> [YOUR INSTRUCTIONS]:
Everything in the data should be repeated exactly, save for the images.

-*-

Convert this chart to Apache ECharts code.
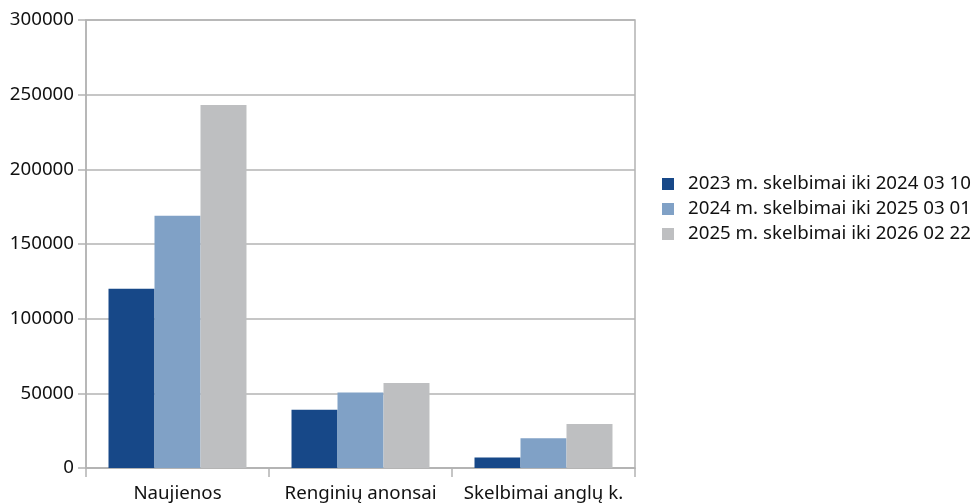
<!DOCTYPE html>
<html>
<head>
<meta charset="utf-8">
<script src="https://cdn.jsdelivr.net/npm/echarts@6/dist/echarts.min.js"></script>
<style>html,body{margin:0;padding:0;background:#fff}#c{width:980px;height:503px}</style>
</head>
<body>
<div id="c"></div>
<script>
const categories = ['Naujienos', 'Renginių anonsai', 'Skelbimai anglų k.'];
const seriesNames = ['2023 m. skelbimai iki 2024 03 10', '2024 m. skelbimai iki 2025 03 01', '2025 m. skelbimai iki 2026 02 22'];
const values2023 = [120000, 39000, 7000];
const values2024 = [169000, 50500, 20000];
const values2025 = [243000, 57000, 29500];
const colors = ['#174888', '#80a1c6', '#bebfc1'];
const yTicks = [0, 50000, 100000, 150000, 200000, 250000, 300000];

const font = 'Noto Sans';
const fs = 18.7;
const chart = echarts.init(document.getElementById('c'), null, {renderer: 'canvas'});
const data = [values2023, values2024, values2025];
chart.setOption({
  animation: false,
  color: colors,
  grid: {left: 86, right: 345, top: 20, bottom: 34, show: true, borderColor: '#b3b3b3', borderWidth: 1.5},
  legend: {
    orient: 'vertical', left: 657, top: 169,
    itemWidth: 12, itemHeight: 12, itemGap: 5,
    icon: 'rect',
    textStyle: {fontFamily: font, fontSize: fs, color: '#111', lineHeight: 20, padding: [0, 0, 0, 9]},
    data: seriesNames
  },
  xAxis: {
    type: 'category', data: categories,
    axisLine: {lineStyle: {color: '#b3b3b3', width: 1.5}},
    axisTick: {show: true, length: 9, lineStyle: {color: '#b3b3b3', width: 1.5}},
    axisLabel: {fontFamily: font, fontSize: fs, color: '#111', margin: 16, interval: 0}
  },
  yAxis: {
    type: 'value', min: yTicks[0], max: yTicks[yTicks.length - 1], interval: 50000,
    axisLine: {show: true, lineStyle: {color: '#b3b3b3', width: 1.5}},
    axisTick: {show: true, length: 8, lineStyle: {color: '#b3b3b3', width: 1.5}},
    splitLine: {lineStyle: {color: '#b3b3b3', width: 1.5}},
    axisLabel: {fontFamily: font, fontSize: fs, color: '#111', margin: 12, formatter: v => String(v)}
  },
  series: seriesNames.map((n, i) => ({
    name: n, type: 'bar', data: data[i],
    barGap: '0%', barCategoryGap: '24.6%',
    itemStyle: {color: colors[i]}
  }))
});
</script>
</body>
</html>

-*-

> [WORKED SOLUTION]:
Convert this chart to Apache ECharts code.
<!DOCTYPE html>
<html>
<head>
<meta charset="utf-8">
<script src="https://cdn.jsdelivr.net/npm/echarts@6/dist/echarts.min.js"></script>
<style>html,body{margin:0;padding:0;background:#fff}#c{width:980px;height:503px}</style>
</head>
<body>
<div id="c"></div>
<script>
const categories = ['Naujienos', 'Renginių anonsai', 'Skelbimai anglų k.'];
const seriesNames = ['2023 m. skelbimai iki 2024 03 10', '2024 m. skelbimai iki 2025 03 01', '2025 m. skelbimai iki 2026 02 22'];
const values2023 = [120000, 39000, 7000];
const values2024 = [169000, 50500, 20000];
const values2025 = [243000, 57000, 29500];
const colors = ['#174888', '#80a1c6', '#bebfc1'];
const yTicks = [0, 50000, 100000, 150000, 200000, 250000, 300000];

const font = 'Noto Sans';
const fs = 18.7;
const chart = echarts.init(document.getElementById('c'), null, {renderer: 'canvas'});
const data = [values2023, values2024, values2025];
chart.setOption({
  animation: false,
  color: colors,
  grid: {left: 86, right: 345, top: 20, bottom: 34, show: true, borderColor: '#b3b3b3', borderWidth: 1.5},
  legend: {
    orient: 'vertical', left: 657, top: 169,
    itemWidth: 12, itemHeight: 12, itemGap: 5,
    icon: 'rect',
    textStyle: {fontFamily: font, fontSize: fs, color: '#111', lineHeight: 20, padding: [0, 0, 0, 9]},
    data: seriesNames
  },
  xAxis: {
    type: 'category', data: categories,
    axisLine: {lineStyle: {color: '#b3b3b3', width: 1.5}},
    axisTick: {show: true, length: 9, lineStyle: {color: '#b3b3b3', width: 1.5}},
    axisLabel: {fontFamily: font, fontSize: fs, color: '#111', margin: 16, interval: 0}
  },
  yAxis: {
    type: 'value', min: yTicks[0], max: yTicks[yTicks.length - 1], interval: 50000,
    axisLine: {show: true, lineStyle: {color: '#b3b3b3', width: 1.5}},
    axisTick: {show: true, length: 8, lineStyle: {color: '#b3b3b3', width: 1.5}},
    splitLine: {lineStyle: {color: '#b3b3b3', width: 1.5}},
    axisLabel: {fontFamily: font, fontSize: fs, color: '#111', margin: 12, formatter: v => String(v)}
  },
  series: seriesNames.map((n, i) => ({
    name: n, type: 'bar', data: data[i],
    barGap: '0%', barCategoryGap: '24.6%',
    itemStyle: {color: colors[i]}
  }))
});
</script>
</body>
</html>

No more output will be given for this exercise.